The South Carolina Department of Transportation (SCDOT) will improve almost a thousand miles of road in South Carolina, a state notorious for its infrastructure's poor quality, during the 2021-2022 fiscal year.

The project, called the 2021-2022 Pavement Improvement Program, is part of the SCDOT's 10-year plan of infrastructure improvement. The plan was brought to life by the passage of the Roads Bill in 2017. According to the SCDOT's website, the passage of the bill was the first time in 30 years the department received a new source of revenue. The last gas tax hike was in 1987.

This source of revenue came in the form of an increase in the state gas tax. Over a period of six years, the gas tax will increase by two cents per gallon until 2022. The gas tax is now 26 cents and is projected to be 28 cents per gallon by 2022. This money will be put into the Infrastructure Maintenance Trust Fund, according to SCDOT public information officer Pete Poore.

The trust fund will support the SCDOT's 10-year plan of improving the interstate system. This includes making the worst roads of South Carolina safer, replacing deficient bridges and repaving roads, which Poore said was "one of the biggest issues in the state."
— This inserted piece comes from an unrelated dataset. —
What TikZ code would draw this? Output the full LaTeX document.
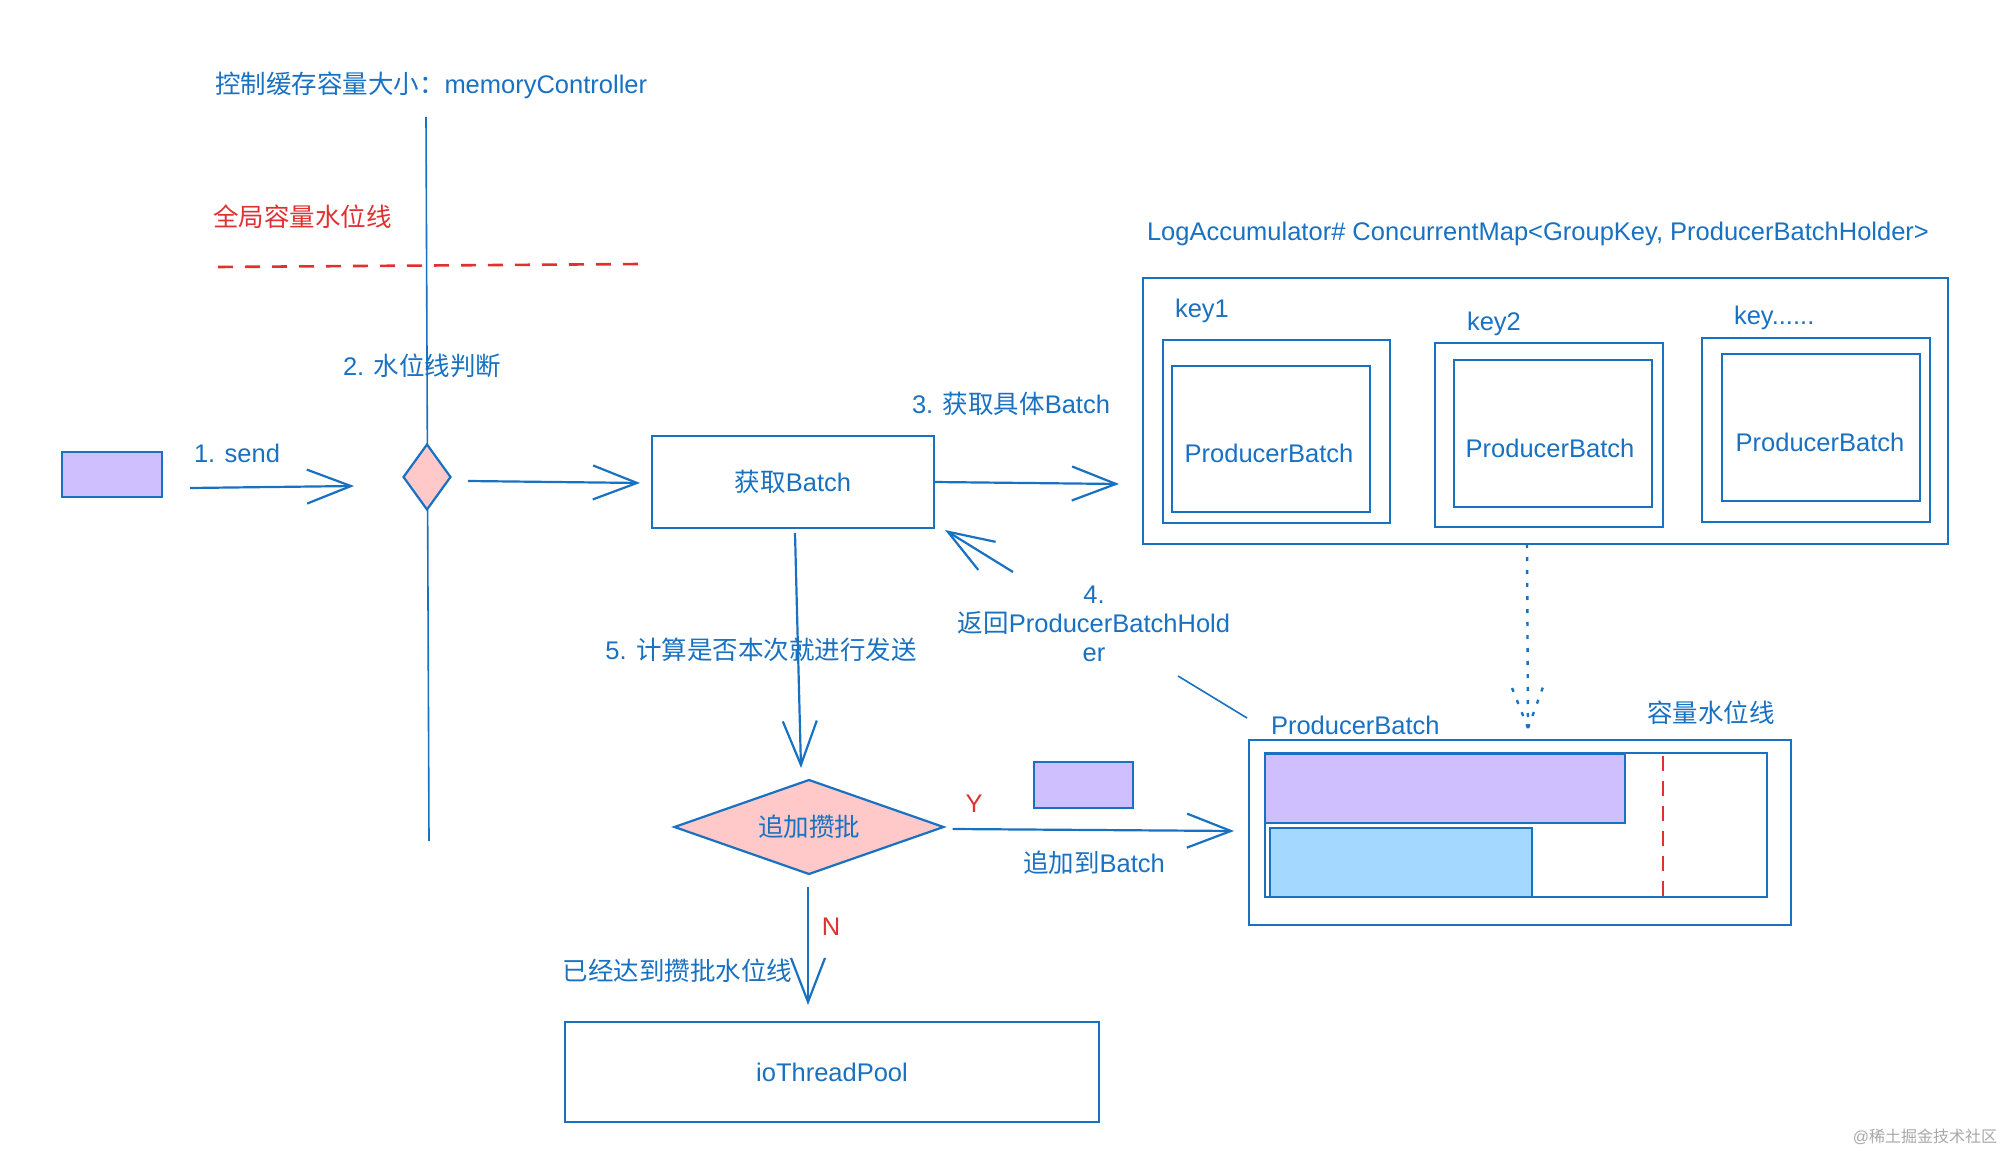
\documentclass[tikz,border=0pt]{standalone}
\usepackage{fontspec}
\setmainfont{Liberation Sans}
\newfontfamily\cjk{Noto Sans CJK SC}
\usetikzlibrary{arrows.meta,shapes.geometric}
\definecolor{exblue}{HTML}{1971C2}
\definecolor{exred}{HTML}{E03131}
\definecolor{expurple}{HTML}{D0BFFF}
\definecolor{exlblue}{HTML}{A5D8FF}
\definecolor{expink}{HTML}{FFC9C9}
\definecolor{exgray}{HTML}{A8A8A8}
\begin{document}
\begin{tikzpicture}[x=1pt,y=-1pt,
  every node/.style={font=\fontsize{25.5}{29}\selectfont, text=exblue, inner sep=0pt, outer sep=0pt},
  line/.style={draw=exblue, line width=2.2pt},
  boxst/.style={line, rectangle},
  arr/.style={line, -{Straight Barb[length=44pt, width=34pt]}},
  dotln/.style={draw=exblue, line width=2.4pt, dash pattern=on 4pt off 9pt},
  redtxt/.style={text=exred}
]
\useasboundingbox[fill=white] (0,0) rectangle (2011,1155);

% memory controller column
\node[anchor=west] (title) at (215,85) {{\cjk 控制缓存容量大小：}memoryController};
\coordinate (vtop) at (426,117);
\coordinate (vbot) at (429,841);
\draw[draw=exblue, line width=1.6pt] (vtop) -- (vbot);
\node[anchor=west, redtxt] (redl) at (213,217) {\cjk 全局容量水位线};
\coordinate (rdl) at (218,267);
\coordinate (rdr) at (641,264);
\draw[draw=exred, line width=2.6pt, dash pattern=on 15pt off 12pt] (rdl) -- (rdr);
\node[anchor=west] (l2) at (343,366) {2. {\cjk 水位线判断}};

% send
\node[boxst, fill=expurple, minimum width=100pt, minimum height=45pt] (msg) at (112,474.5) {};
\node[anchor=west] (l1) at (194,453) {1. send};
\node[line, fill=expink, diamond, shape aspect=0.72, minimum width=47pt, minimum height=65pt] (sdia) at (427,477) {};
\coordinate (a1s) at (190,488);
\coordinate (a1e) at (354,486);
\draw[arr] (a1s) -- (a1e);
\coordinate (a2s) at (468,481);
\coordinate (a2e) at (640,483);
\draw[arr] (a2s) -- (a2e);

% get batch
\node[boxst, minimum width=282pt, minimum height=92pt] (getb) at (793,482) {{\cjk 获取}Batch};
\node (l3) at (1011,404) {3. {\cjk 获取具体}Batch};
\coordinate (a3e) at (1119,484);
\draw[arr] (getb.east) -- (a3e);

% map
\node[anchor=west] (mapl) at (1147,234) {LogAccumulator\# ConcurrentMap<GroupKey, ProducerBatchHolder>};
\node[boxst, minimum width=805pt, minimum height=266pt] (map) at (1545.5,411) {};
\node[anchor=west] (k1) at (1175,311) {key1};
\node[boxst, minimum width=227pt, minimum height=183pt] (o1) at (1276.5,431.5) {};
\node[boxst, minimum width=198pt, minimum height=146pt] (i1) at (1271,439) {};
\node (t1) at (1269,453) {ProducerBatch};
\node[anchor=west] (k2) at (1467,324) {key2};
\node[boxst, minimum width=228pt, minimum height=184pt] (o2) at (1549,435) {};
\node[boxst, minimum width=198pt, minimum height=147pt] (i2) at (1553,433.5) {};
\node (t2) at (1550,448) {ProducerBatch};
\node[anchor=west] (k3) at (1734,318) {key......};
\node[boxst, minimum width=228pt, minimum height=184pt] (o3) at (1816,430) {};
\node[boxst, minimum width=198pt, minimum height=147pt] (i3) at (1821,427.5) {};
\node (t3) at (1820,442) {ProducerBatch};

% return arrow 4
\coordinate (a4s) at (1013,572);
\coordinate (a4e) at (945,530);
\draw[arr, -{Straight Barb[length=46pt, width=33pt]}] (a4s) -- (a4e);
\node[align=center, font=\fontsize{25.5}{29}\selectfont] (l4) at (1094,624) {4.\\{\cjk 返回}ProducerBatchHold\\er};
\coordinate (dgs) at (1178,676);
\coordinate (dge) at (1247,718);
\draw[draw=exblue, line width=1.6pt] (dgs) -- (dge);

% producer batch detail
\node[anchor=west] (pbl) at (1271,725) {ProducerBatch};
\node[anchor=west] (capl) at (1647,713) {\cjk 容量水位线};
\node[boxst, minimum width=542pt, minimum height=185pt] (pbo) at (1520,832.5) {};
\node[boxst, minimum width=502pt, minimum height=144pt] (pbi) at (1516,825) {};
\node[boxst, fill=expurple, minimum width=360pt, minimum height=69pt] (bar1) at (1445,788.5) {};
\node[boxst, fill=exlblue, minimum width=262pt, minimum height=69pt] (bar2) at (1401,862.5) {};
\coordinate (wt) at (1663,756);
\coordinate (wb) at (1663,896);
\draw[draw=exred, line width=2.4pt, dash pattern=on 15pt off 10pt] (wt) -- (wb);
% dotted arrow from map to producer batch
\coordinate (dtip) at (1528,728);
\coordinate (dh1) at (1512,688);
\coordinate (dh2) at (1543,687);
\draw[dotln] (map.south -| 1527,0) -- (dtip);
\draw[dotln] (dtip) -- (dh1);
\draw[dotln] (dtip) -- (dh2);

% step 5
\coordinate (a5s) at (795,533);
\coordinate (a5e) at (801,768);
\draw[arr] (a5s) -- (a5e);
\node (l5) at (761,650) {5. {\cjk 计算是否本次就进行发送}};
\node[line, fill=expink, diamond, shape aspect=2.86, minimum width=269pt, minimum height=94pt] (dia) at (809,827) {\cjk 追加攒批};

% Y branch
\coordinate (aye) at (1234,831);
\draw[arr] (dia.east) ++(9,2) coordinate (ays) -- (aye);
\node[redtxt] (yl) at (974,804) {Y};
\node[boxst, fill=expurple, minimum width=99pt, minimum height=46pt] (msg2) at (1083.5,785) {};
\node (addl) at (1094,863) {{\cjk 追加到}Batch};

% N branch
\coordinate (ans) at (808,887);
\coordinate (ane) at (808,1005);
\draw[arr] (ans) -- (ane);
\node[redtxt] (nl) at (831,927) {N};
\node (nlab) at (677.5,971) {\cjk 已经达到攒批水位线};
\node[boxst, minimum width=534pt, minimum height=100pt] (pool) at (832,1072) {ioThreadPool};

\node[text=exgray, font=\fontsize{16}{18}\selectfont] (wm) at (1925,1137) {@{\cjk 稀土掘金技术社区}};
\end{tikzpicture}
\end{document}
"It was kind of a record setting program, because there was enough funding available to pave almost a thousand miles of road all around the state, funded by the two cent gas tax," Poore said.

Work has been done on over 4,000 miles of road by the SCDOT since the bill was passed in 2017. During this time, according to the SCDOT website, the Gas Tax Fund has provided $1.45 billion for paving projects and $200 million in rural road safety projects.

According to U.S. News and World Report, South Carolina is No. 36 in terms of infrastructure quality compared to the rest of the United States. The reason for South Carolina's poor infrastructure, Poore said, is because the maintenance of roads and bridges in South Carolina had been neglected for 30 years.

"No funding to maintain the roads, resurfacing and the rehabilitation, all of that, so the roads basically just got pot hole patching and did not get the resurfacing that was needed," Poore said.

Mike Burns, a Statehouse representative of District 17 in Greenville County, said infrastructure in the last five years was high on the state legislature's agenda, but it isn't making progress quickly enough.

"We weren't taking very good care of it, so a lot of the paving companies that were here weren't getting enough business to stay here, and they ended up not having a presence here. So, we eventually got down to five or six companies in the entire state that could do pavement," Burns said.

As the last paving companies remained in South Carolina, prices for paving services rose. Burns said the state wasn't getting the bang for it's buck at the time due to there being so little services to pave roads.

"I was at a restaurant yesterday, and the guy was actually telling the truth. He said, 'I'm actually afraid I'll be pulled for DUI on US-276 above Travelers Rest because everybody knows how you have to dance around the potholes going up that four lane stretch,'" Burns said.

Burns said the return of paving services to the state and more available engineers are helping South Carolina improve its roads.

"It takes two to three years to get geared up to do something like the state's trying to do. And so, they've gotten geared up, they've gotten all this money, and it's starting to show some reward. But the people are so mad and so frustrated. They've been paying this for five years, and they really haven't seen a bang for their buck," Burns said.